[Rows from a dataset of charts and code]
* START *
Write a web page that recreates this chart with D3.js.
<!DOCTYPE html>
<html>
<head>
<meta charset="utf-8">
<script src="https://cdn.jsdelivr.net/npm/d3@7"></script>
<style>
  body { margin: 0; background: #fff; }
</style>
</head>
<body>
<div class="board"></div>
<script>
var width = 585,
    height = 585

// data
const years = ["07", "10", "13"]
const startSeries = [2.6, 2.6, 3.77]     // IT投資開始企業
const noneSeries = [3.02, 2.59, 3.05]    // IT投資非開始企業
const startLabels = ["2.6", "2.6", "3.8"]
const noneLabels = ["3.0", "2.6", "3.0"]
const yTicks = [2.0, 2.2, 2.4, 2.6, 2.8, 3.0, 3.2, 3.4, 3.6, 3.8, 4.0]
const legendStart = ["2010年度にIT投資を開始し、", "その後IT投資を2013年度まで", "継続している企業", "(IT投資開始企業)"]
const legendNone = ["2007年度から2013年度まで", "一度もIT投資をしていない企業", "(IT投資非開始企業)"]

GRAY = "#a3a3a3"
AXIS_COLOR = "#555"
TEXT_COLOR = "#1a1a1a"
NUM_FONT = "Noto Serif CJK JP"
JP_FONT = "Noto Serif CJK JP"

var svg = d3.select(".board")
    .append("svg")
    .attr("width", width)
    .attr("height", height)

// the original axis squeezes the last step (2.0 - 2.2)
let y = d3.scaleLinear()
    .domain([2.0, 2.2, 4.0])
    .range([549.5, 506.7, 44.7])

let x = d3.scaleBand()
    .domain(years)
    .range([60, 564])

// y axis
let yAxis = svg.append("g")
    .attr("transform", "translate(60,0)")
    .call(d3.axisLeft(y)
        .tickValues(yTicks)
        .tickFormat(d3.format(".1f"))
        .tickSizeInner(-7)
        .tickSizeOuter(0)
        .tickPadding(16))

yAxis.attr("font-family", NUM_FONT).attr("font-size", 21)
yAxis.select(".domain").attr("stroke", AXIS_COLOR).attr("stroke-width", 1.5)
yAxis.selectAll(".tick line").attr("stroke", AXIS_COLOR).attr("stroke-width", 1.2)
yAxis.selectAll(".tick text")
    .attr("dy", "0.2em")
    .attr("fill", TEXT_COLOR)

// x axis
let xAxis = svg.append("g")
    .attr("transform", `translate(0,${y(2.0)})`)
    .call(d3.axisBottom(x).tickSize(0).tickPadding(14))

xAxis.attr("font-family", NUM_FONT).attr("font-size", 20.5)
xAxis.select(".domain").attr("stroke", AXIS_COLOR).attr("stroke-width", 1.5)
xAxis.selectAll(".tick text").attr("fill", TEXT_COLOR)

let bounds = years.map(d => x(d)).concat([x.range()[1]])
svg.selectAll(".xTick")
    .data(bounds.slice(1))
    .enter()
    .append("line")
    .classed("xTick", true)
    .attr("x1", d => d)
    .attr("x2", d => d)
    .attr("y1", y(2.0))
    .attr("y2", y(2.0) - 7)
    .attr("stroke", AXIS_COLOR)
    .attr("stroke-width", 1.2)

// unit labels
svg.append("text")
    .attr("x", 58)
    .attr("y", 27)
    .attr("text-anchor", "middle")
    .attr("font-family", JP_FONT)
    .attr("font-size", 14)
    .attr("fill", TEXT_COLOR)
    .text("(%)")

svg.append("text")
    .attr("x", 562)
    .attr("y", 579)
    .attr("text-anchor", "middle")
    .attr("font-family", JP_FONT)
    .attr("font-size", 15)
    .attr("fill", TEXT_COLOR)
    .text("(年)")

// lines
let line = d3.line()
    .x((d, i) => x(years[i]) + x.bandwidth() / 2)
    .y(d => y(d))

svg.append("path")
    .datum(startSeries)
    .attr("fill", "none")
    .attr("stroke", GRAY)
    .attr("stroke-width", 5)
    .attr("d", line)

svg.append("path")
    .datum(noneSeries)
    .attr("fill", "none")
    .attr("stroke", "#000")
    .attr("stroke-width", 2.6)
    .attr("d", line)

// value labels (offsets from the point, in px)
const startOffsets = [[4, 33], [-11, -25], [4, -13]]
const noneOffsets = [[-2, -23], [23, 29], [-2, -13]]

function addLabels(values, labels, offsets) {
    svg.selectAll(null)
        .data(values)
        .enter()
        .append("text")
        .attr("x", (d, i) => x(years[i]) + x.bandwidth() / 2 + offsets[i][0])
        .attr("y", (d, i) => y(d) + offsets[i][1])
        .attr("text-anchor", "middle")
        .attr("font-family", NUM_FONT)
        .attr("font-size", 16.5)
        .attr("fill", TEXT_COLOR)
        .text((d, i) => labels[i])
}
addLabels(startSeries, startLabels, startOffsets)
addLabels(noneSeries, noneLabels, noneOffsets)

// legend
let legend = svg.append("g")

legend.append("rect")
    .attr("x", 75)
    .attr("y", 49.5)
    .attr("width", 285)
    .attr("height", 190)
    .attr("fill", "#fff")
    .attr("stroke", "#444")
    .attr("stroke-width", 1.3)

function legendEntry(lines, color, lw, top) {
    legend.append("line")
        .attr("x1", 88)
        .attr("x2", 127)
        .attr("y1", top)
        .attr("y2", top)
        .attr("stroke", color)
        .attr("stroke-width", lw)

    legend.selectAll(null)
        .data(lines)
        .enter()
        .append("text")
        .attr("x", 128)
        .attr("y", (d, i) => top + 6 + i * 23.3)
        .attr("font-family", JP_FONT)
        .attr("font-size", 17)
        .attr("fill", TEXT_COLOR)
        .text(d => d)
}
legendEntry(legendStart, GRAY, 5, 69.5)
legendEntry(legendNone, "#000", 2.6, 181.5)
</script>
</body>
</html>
* END *
* START *
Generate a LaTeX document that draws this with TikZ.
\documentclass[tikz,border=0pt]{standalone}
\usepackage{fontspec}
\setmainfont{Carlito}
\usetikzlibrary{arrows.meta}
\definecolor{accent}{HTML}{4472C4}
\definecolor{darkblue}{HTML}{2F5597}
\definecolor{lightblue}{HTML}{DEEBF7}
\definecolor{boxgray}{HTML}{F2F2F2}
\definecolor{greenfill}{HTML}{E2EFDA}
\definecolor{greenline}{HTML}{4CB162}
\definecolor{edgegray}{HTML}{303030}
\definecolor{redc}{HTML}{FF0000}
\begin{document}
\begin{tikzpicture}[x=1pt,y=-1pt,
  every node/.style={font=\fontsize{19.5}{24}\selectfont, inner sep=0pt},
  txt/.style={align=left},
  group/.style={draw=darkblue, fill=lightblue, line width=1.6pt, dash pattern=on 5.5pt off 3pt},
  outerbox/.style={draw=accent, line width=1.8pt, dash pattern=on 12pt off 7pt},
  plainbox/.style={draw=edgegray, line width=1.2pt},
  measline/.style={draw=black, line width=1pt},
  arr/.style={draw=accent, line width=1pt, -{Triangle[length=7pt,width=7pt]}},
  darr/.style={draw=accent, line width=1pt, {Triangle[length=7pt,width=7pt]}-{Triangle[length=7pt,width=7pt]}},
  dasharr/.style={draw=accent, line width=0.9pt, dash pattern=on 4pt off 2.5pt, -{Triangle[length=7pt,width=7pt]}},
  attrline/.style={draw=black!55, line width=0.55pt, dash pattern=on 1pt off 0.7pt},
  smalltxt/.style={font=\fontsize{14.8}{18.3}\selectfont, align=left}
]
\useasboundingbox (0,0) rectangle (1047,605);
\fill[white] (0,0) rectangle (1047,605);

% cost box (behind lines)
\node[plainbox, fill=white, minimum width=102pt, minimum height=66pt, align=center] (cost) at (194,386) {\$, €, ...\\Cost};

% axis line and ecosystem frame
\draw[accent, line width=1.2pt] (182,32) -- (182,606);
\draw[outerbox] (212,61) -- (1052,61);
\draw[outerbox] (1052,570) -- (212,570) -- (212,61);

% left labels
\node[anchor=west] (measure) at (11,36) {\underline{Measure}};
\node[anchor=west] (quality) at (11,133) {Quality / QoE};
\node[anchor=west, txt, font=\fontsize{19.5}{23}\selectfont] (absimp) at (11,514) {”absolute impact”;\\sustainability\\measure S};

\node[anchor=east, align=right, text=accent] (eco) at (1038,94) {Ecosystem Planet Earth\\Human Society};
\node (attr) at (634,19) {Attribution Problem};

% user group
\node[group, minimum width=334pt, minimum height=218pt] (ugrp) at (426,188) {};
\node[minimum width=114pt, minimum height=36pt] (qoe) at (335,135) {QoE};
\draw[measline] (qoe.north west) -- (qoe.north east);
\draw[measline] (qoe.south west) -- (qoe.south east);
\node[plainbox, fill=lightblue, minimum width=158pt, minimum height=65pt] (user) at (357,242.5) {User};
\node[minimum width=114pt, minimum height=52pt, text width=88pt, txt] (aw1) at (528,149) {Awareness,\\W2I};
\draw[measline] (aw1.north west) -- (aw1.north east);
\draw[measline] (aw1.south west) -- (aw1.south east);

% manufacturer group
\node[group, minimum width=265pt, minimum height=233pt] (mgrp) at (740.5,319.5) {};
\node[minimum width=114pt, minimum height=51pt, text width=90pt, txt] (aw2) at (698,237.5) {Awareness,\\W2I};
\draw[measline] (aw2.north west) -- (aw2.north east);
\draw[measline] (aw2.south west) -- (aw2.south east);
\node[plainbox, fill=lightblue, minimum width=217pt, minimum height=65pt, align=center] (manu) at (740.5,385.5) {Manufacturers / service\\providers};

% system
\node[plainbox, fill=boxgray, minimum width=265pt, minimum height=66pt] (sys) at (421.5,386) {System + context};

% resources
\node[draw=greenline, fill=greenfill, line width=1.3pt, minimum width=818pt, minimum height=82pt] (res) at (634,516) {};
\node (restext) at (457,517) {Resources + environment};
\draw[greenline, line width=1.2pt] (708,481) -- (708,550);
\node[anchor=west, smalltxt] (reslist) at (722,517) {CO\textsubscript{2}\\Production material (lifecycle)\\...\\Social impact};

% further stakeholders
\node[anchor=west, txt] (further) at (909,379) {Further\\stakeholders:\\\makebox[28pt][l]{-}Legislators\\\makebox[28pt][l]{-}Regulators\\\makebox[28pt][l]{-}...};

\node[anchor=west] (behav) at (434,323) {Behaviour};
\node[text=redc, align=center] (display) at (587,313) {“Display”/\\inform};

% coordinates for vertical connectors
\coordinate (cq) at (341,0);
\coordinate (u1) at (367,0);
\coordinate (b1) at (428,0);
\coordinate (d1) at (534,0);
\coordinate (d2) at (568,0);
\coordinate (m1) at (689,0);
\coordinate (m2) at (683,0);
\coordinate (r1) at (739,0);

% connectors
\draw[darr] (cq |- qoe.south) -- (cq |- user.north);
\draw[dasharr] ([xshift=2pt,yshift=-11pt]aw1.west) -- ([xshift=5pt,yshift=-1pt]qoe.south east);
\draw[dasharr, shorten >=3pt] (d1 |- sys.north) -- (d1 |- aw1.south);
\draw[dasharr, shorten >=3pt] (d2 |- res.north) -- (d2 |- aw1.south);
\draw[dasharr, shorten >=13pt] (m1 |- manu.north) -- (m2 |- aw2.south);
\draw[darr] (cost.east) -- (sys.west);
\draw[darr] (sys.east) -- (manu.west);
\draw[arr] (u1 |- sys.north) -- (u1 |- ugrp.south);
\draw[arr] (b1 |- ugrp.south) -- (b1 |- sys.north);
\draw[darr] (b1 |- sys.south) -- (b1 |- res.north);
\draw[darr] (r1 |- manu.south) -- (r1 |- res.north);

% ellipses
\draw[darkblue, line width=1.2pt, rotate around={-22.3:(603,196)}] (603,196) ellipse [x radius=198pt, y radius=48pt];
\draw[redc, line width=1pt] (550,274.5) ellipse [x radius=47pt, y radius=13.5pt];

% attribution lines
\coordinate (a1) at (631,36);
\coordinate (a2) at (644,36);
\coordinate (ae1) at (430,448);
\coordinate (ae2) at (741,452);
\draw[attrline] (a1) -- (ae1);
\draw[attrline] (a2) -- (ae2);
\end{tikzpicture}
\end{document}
* END *
== The task ==
Begin with the line that has "Generate a LaTeX" in the listing above and end after the line that has "minimum width=102pt, minimum"; output those lines exactly.

== Answer to this task ==
Generate a LaTeX document that draws this with TikZ.
\documentclass[tikz,border=0pt]{standalone}
\usepackage{fontspec}
\setmainfont{Carlito}
\usetikzlibrary{arrows.meta}
\definecolor{accent}{HTML}{4472C4}
\definecolor{darkblue}{HTML}{2F5597}
\definecolor{lightblue}{HTML}{DEEBF7}
\definecolor{boxgray}{HTML}{F2F2F2}
\definecolor{greenfill}{HTML}{E2EFDA}
\definecolor{greenline}{HTML}{4CB162}
\definecolor{edgegray}{HTML}{303030}
\definecolor{redc}{HTML}{FF0000}
\begin{document}
\begin{tikzpicture}[x=1pt,y=-1pt,
  every node/.style={font=\fontsize{19.5}{24}\selectfont, inner sep=0pt},
  txt/.style={align=left},
  group/.style={draw=darkblue, fill=lightblue, line width=1.6pt, dash pattern=on 5.5pt off 3pt},
  outerbox/.style={draw=accent, line width=1.8pt, dash pattern=on 12pt off 7pt},
  plainbox/.style={draw=edgegray, line width=1.2pt},
  measline/.style={draw=black, line width=1pt},
  arr/.style={draw=accent, line width=1pt, -{Triangle[length=7pt,width=7pt]}},
  darr/.style={draw=accent, line width=1pt, {Triangle[length=7pt,width=7pt]}-{Triangle[length=7pt,width=7pt]}},
  dasharr/.style={draw=accent, line width=0.9pt, dash pattern=on 4pt off 2.5pt, -{Triangle[length=7pt,width=7pt]}},
  attrline/.style={draw=black!55, line width=0.55pt, dash pattern=on 1pt off 0.7pt},
  smalltxt/.style={font=\fontsize{14.8}{18.3}\selectfont, align=left}
]
\useasboundingbox (0,0) rectangle (1047,605);
\fill[white] (0,0) rectangle (1047,605);

% cost box (behind lines)
\node[plainbox, fill=white, minimum width=102pt, minimum height=66pt, align=center] (cost) at (194,386) {\$, €, ...\\Cost};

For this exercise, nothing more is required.